Written by ContrarianOutlook.com

We hear it every single time the Federal Reserve raises rates, or even merely hints at it! “Higher interest rates will crush dividend stocks – especially high yielders.” Sounds scary – but it’s simply not true – and in this article we highlight five picks paying up to 9.2% that will prove just that.

Many high-yield dividend payers don’t care about the interest-rate boogeyman – and some actually outperform the market when the Fed lifts rates. Consider this research from index provider MSCI studying 88 years of market history up through July 2015 (emphasis mine):

“We found that, when rates were low to begin with, high-dividend stocks outperformed the market by an annualized 2.4 percentage points when rates started to go up.

On the other hand, when low rates fell under such conditions, the high-dividend stocks in our study actually lagged the market by an annualized 2.6 percentage points.”

MSCI qualified “low rates” as less than 3%. We’re of course well below that threshold right now.

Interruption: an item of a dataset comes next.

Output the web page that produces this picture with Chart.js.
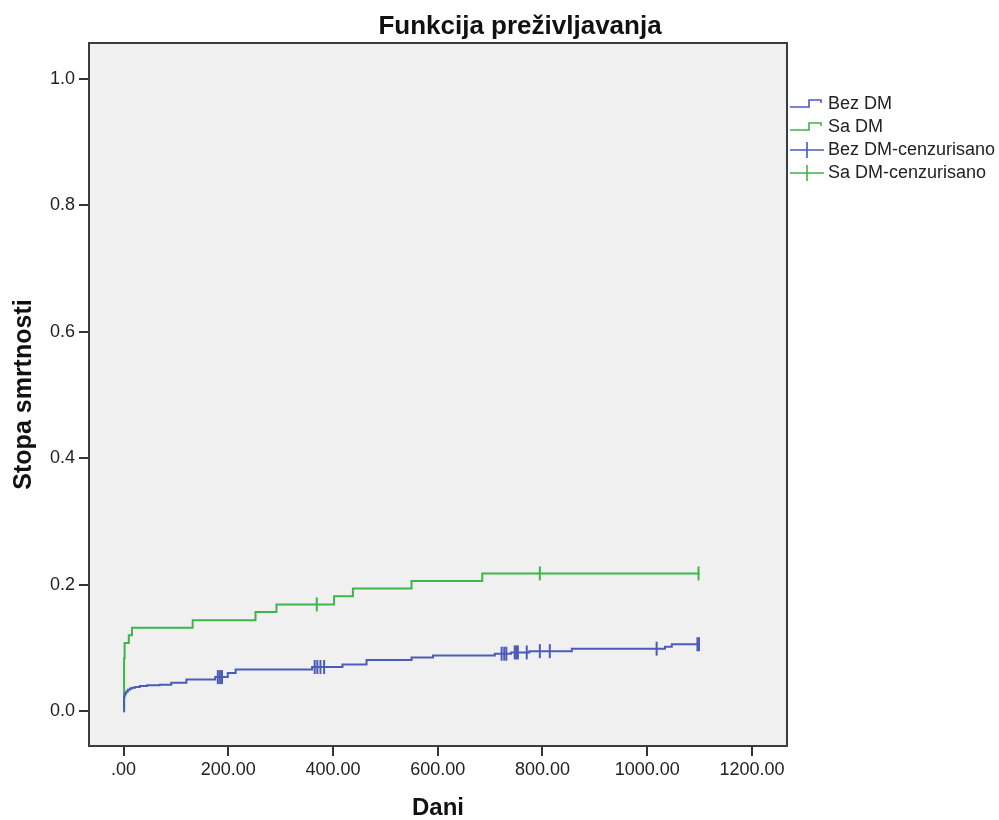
<!DOCTYPE html>
<html>
<head>
<meta charset="utf-8">
<script src="https://cdn.jsdelivr.net/npm/chart.js@4.4.1/dist/chart.umd.min.js"></script>
<style>
  html, body { margin: 0; padding: 0; background: #fff; }
  #wrap { width: 999px; height: 820px; }
</style>
</head>
<body>
<div id="wrap"><canvas id="kmChart"></canvas></div>
<script>
// Kaplan-Meier: dani i kumulativna stopa smrtnosti
var bezDmDani  = [0, 1, 2, 3, 5, 8, 12, 16, 22, 31, 45, 69, 91, 120, 175, 199, 214, 360, 418, 464, 550, 591, 709, 740, 775, 856, 1034, 1047, 1100];
var bezDmStopa = [0, 0.023, 0.026, 0.028, 0.031, 0.034, 0.036, 0.037, 0.0385, 0.040, 0.041, 0.042, 0.045, 0.050, 0.054, 0.0606, 0.066, 0.070, 0.074, 0.081, 0.085, 0.088, 0.091, 0.093, 0.095, 0.099, 0.102, 0.106, 0.106];
var saDmDani   = [0, 1, 2, 10, 16, 132, 252, 292, 402, 438, 550, 685, 1100];
var saDmStopa  = [0, 0.084, 0.108, 0.120, 0.132, 0.144, 0.157, 0.169, 0.182, 0.194, 0.206, 0.218, 0.218];

// cenzurisani slucajevi (dani)
var bezDmCenz = [180, 184, 188, 365, 370, 376, 383, 722, 727, 731, 747, 750, 753, 770, 795, 814, 1018, 1096, 1099];
var saDmCenz  = [369, 795, 1098];

var xTicks = [0, 200, 400, 600, 800, 1000, 1200];
var yTicks = [0, 0.2, 0.4, 0.6, 0.8, 1.0];
var legendLabels = ['Bez DM', 'Sa DM', 'Bez DM-cenzurisano', 'Sa DM-cenzurisano'];

var BLUE = '#4a5cb8';
var GREEN = '#3db54a';
var FONT = '"Liberation Sans", Arial, sans-serif';

function toPoints(xs, ys) {
    return xs.map(function(x, i) { return {x: x, y: ys[i]}; });
}
function stopaU(dani, stopa, t) {
    var v = 0;
    for (var i = 0; i < dani.length; i++) {
        if (dani[i] <= t) v = stopa[i];
    }
    return v;
}
function cenzPoints(cenz, dani, stopa) {
    return cenz.map(function(t) { return {x: t, y: stopaU(dani, stopa, t)}; });
}

var framePlugin = {
    id: 'frame',
    beforeDatasetsDraw: function(chart) {
        var a = chart.chartArea, ctx = chart.ctx;
        ctx.save();
        ctx.fillStyle = '#f0f0f0';
        ctx.fillRect(a.left, a.top, a.right - a.left, a.bottom - a.top);
        ctx.restore();
    },
    afterDraw: function(chart) {
        var a = chart.chartArea, ctx = chart.ctx;
        ctx.save();
        ctx.strokeStyle = '#3c3c3c';
        ctx.lineWidth = 2;
        ctx.strokeRect(a.left, a.top, a.right - a.left, a.bottom - a.top);

        // naslov
        ctx.fillStyle = '#111';
        ctx.font = 'bold 26px ' + FONT;
        ctx.textAlign = 'center';
        ctx.textBaseline = 'middle';
        ctx.fillText('Funkcija preživljavanja', 520, 27);

        // legenda
        var colors = [BLUE, GREEN, BLUE, GREEN];
        var x0 = 790, x1 = 824;
        ctx.font = '18px ' + FONT;
        ctx.textAlign = 'left';
        legendLabels.forEach(function(lbl, i) {
            var y = 104 + i * 23;
            ctx.strokeStyle = colors[i];
            ctx.lineWidth = 1.6;
            ctx.beginPath();
            if (i < 2) {
                ctx.moveTo(x0, y + 3);
                ctx.lineTo(x0 + 19, y + 3);
                ctx.lineTo(x0 + 19, y - 4);
                ctx.lineTo(x0 + 31, y - 4);
                ctx.lineTo(x0 + 31, y - 1);
            } else {
                ctx.moveTo(x0, y);
                ctx.lineTo(x1, y);
                ctx.moveTo(x0 + 17, y - 8);
                ctx.lineTo(x0 + 17, y + 8);
            }
            ctx.stroke();
            ctx.fillStyle = '#222';
            ctx.fillText(lbl, 828, y);
        });
        ctx.restore();
    }
};

var ctx = document.getElementById('kmChart').getContext('2d');
var kmChart = new Chart(ctx, {
    type: 'line',
    data: {
        datasets: [{
            label: legendLabels[0],
            data: toPoints(bezDmDani, bezDmStopa),
            borderColor: BLUE,
            borderWidth: 2,
            stepped: 'before',
            pointRadius: 0,
            fill: false
        }, {
            label: legendLabels[1],
            data: toPoints(saDmDani, saDmStopa),
            borderColor: GREEN,
            borderWidth: 2,
            stepped: 'before',
            pointRadius: 0,
            fill: false
        }, {
            label: legendLabels[2],
            data: cenzPoints(bezDmCenz, bezDmDani, bezDmStopa),
            showLine: false,
            pointStyle: 'line',
            rotation: 90,
            pointRadius: 7,
            pointBorderWidth: 2,
            borderColor: BLUE,
            backgroundColor: BLUE
        }, {
            label: legendLabels[3],
            data: cenzPoints(saDmCenz, saDmDani, saDmStopa),
            showLine: false,
            pointStyle: 'line',
            rotation: 90,
            pointRadius: 7,
            pointBorderWidth: 2,
            borderColor: GREEN,
            backgroundColor: GREEN
        }]
    },
    options: {
        responsive: true,
        maintainAspectRatio: false,
        animation: false,
        layout: { padding: { top: 43, right: 212, bottom: 0, left: 0 } },
        plugins: {
            legend: { display: false },
            title: { display: false },
            tooltip: { enabled: false }
        },
        scales: {
            x: {
                type: 'linear',
                min: -66,
                max: 1267,
                afterBuildTicks: function(s) { s.ticks = xTicks.map(function(v) { return {value: v}; }); },
                afterFit: function(s) { s.height = 74; },
                ticks: {
                    color: '#222',
                    font: { family: FONT, size: 18 },
                    padding: 3,
                    maxRotation: 0,
                    callback: function(v) { return v === 0 ? '.00' : v.toFixed(2); }
                },
                grid: { display: true, drawOnChartArea: false, drawTicks: true, tickLength: 10, color: '#333', lineWidth: 2 },
                border: { display: false },
                title: {
                    display: true,
                    text: 'Dani',
                    color: '#111',
                    font: { family: FONT, size: 24, weight: 'bold', lineHeight: 1 },
                    padding: { top: 0, bottom: 0 }
                }
            },
            y: {
                min: -0.055,
                max: 1.057,
                afterBuildTicks: function(s) { s.ticks = yTicks.map(function(v) { return {value: v}; }); },
                afterFit: function(s) { s.width = 89; },
                ticks: {
                    color: '#222',
                    font: { family: FONT, size: 18 },
                    padding: 4,
                    callback: function(v) { return v.toFixed(1); }
                },
                grid: { display: true, drawOnChartArea: false, drawTicks: true, tickLength: 10, color: '#333', lineWidth: 2 },
                border: { display: false },
                title: {
                    display: true,
                    text: 'Stopa smrtnosti',
                    color: '#111',
                    font: { family: FONT, size: 25, weight: 'bold' },
                    padding: { top: 9, bottom: 0 }
                }
            }
        }
    },
    plugins: [framePlugin]
});
</script>
</body>
</html>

1. Let’s start with a unicorn – an insurer that yields more than 4%! There aren’t many of them, but Mercury General Corp. (NYSE: MCY) breaks the mold despite being a fairly modestly sized insurance company – a $3.3 billion firm that operates primarily in California with some additional business in 10 more states.

Mercury General specializes in auto insurance, and also offers other products including homeowners and mechanical breakdown insurance (which covers repairs outside of accidents).

Insurers benefit from interest-rate hikes because they’re able to invest their premiums for more income. This is “free money” that drops directly to their bottom lines as rates head higher.

MCY is a dividend champion that has already raised its payout for 35 consecutive years. Expect more payout boosts ahead.